Sunday, April 25, 2010
(Gingerbee, this is for you!)
Starting out with fragrances.
[OH MY GOD, why am I trying to write a guide on this?! I'm not qualified to do this!]
No, not the kind that’ll adopt you and fund your perfume-habit-to-be. Rather, you need to figure out what kind of fragrance family you like! Most people break woman’s fragrances into four categories; floral, fresh,
oriental, and woody. (But, of course, there are confusing subcategories as well.) To some degree, this “guide” will awkwardly attempt to help clarify just how you’re supposed to go about finding your favourite family.
The easiest way to go about doing this is to get thee into a fragrance shop and start smelling! However, there are a few “tools” that you might have access to that I’d definitely recommend using to your advantage. Which takes us to our next category…

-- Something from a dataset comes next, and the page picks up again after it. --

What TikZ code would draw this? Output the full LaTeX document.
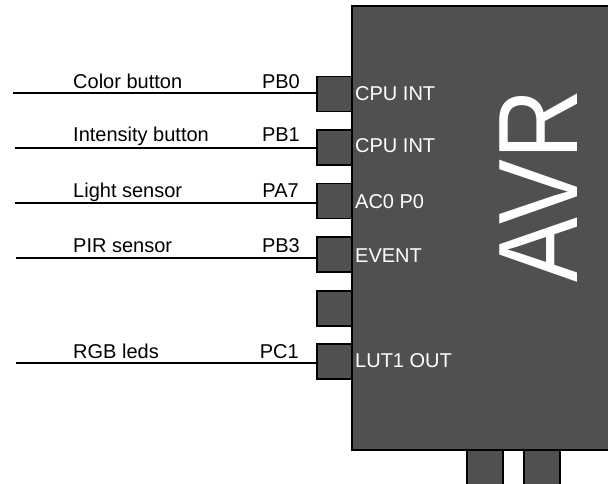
\documentclass[tikz,border=0pt]{standalone}
\usepackage{fontspec}
\setmainfont{Liberation Sans}
\begin{document}
\begin{tikzpicture}[
    x=1pt, y=-1pt,
    every node/.style={font=\fontsize{20}{22}\selectfont},
    line join=miter
]

% Colors
\definecolor{chipgray}{RGB}{80,80,80}

\tikzset{
    pinbox/.style={draw=black, fill=chipgray, line width=1.8pt,
        minimum width=35pt, minimum height=35pt, inner sep=0pt},
    wire/.style={draw=black, line width=2pt},
    chiptext/.style={text=white, anchor=west, inner sep=0pt},
    sigtext/.style={anchor=base west, inner sep=0pt},
    porttext/.style={anchor=base east, inner sep=0pt}
}

\clip (0,0) rectangle (608,484);

% ----------------------------------------------------
% Chip body
% ----------------------------------------------------
\path[fill=chipgray, draw=black, line width=1.8pt]
(352,6) rectangle (640,450);

\node[rotate=90, xscale=0.86, text=white, inner sep=0pt,
      font=\fontsize{113}{113}\selectfont] (avr) at (538.5,186) {AVR};

% ----------------------------------------------------
% Pins
% ----------------------------------------------------
\node[pinbox] (pin1) at (334.5,94) {};
\node[pinbox] (pin2) at (334.5,147.5) {};
\node[pinbox] (pin3) at (334.5,201) {};
\node[pinbox] (pin4) at (334.5,254.5) {};
\node[pinbox] (pin5) at (334.5,308.5) {};
\node[pinbox] (pin6) at (334.5,361.5) {};

\node[pinbox, minimum width=36pt, minimum height=40pt] (bot1) at (485,470) {};
\node[pinbox, minimum width=36pt, minimum height=40pt] (bot2) at (542,470) {};

% ----------------------------------------------------
% Pin functions
% ----------------------------------------------------
\node[chiptext] (fn1) at (355,94) {CPU INT};
\node[chiptext] (fn2) at (355,146) {CPU INT};
\node[chiptext] (fn3) at (355,202) {AC0 P0};
\node[chiptext] (fn4) at (355,255.5) {EVENT};
\node[chiptext] (fn6) at (355,360.5) {LUT1 OUT};

% ----------------------------------------------------
% Signal lines
% ----------------------------------------------------
\coordinate (s1) at (13,93.5);
\coordinate (s2) at (15,148);
\coordinate (s3) at (15,203);
\coordinate (s4) at (16,257.5);
\coordinate (s6) at (16,363);

\draw[wire] (s1) -- (s1 -| pin1.west);
\draw[wire] (s2) -- (s2 -| pin2.west);
\draw[wire] (s3) -- (s3 -| pin3.west);
\draw[wire] (s4) -- (s4 -| pin4.west);
\draw[wire] (s6) -- (s6 -| pin6.west);

% ----------------------------------------------------
% Labels
% ----------------------------------------------------
\node[sigtext] (lbl1) at (73,89) {Color button};
\node[sigtext] (lbl2) at (73,142) {Intensity button};
\node[sigtext] (lbl3) at (73,197) {Light sensor};
\node[sigtext] (lbl4) at (73,252) {PIR sensor};
\node[sigtext] (lbl6) at (73,358) {RGB leds};

\node[porttext] (port1) at (300,89) {PB0};
\node[porttext] (port2) at (300,142) {PB1};
\node[porttext] (port3) at (299,197) {PA7};
\node[porttext] (port4) at (300,252) {PB3};
\node[porttext] (port6) at (299,358) {PC1};

\end{tikzpicture}
\end{document}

Using what (or who) you can
The first “tool” I’d “use” is the sales associate. About half of them
have no idea what they’re doing or continually push the same fragrance the whole day to make a larger profit are sub-par, but the half that do know their way around their counter? Gold. Try to go when the shop isn’t too busy, but not too close to closing time — I find bright in the morning, dinner hour, or during the workday are the best times, if it’s possible for you to go then! That way, you’ll be able to explain that you’re new to fragrances and would like a hand getting started, and there won’t be (as much of) a rush.
If you do find a great sales associate, make sure to bring your buisness back to them! Most of them are on commission, and even if they’re not, it’s still only polite. There are huge advantages to finding a great sales associate and forming a relationship with them: it can make fragrance shopping more fun, they’ll be able to recommend scents just for you, they’ll be more likely to spend time helping you, you’ll always get the heads-up when a new launch or deal might interest you… the list goes on!
The second tool to utilize is the sampler set. Larger stores, like Sephora or Shopper’s Drug Mart, put them out around Christmas, and they’re a wonderful way to try out new fragrances. They come with a gift certificate for a full-sized bottle of one of the fragrances in the sampler set, so as long as you find something to love in the set, they’re a pretty good deal! (And if you don’t? Well, you can always use it to buy a full-size for gifting.) Coffret-esque sets are wonderful, too; the difference is that they’re larger sizes in adorable mini bottles, and don’t come with the gift certificate.
(On a side note, I’m looking at the set through the link… and it actually looks perfect for a beginner! Heck, now I’m tempted O.o)
The one thing I cannot push enough is the importance of skin. A fragrance can smell entirely different on a blotter (or a “touche;” they’re the little paper slips scents are sprayed on) vs. on your skin. A good fragrance takes time to develop, and you won’t know how it’ll smell after a few hours unless you try it on!
beg ask for samples, when possible, and turn up to the fragrance counter without perfume, so you can try perfumes on your skin. But when you do sample them… one perfume per arm, please! (I know people who do more; I personally find it too overwhelming and confusing.) If you have access to a store like Sephora or Nordstrom, you can also ask if they can decant a small sample for you if they don’t have carded (from the manufacturer) samples around.
Wear your newfound fragrance for a couple of days, and see how it makes you feel! If by the end of your sample vial you’re bored half to death, it’s clearly not for you. But if it leaves you craving more? The answer is obvious!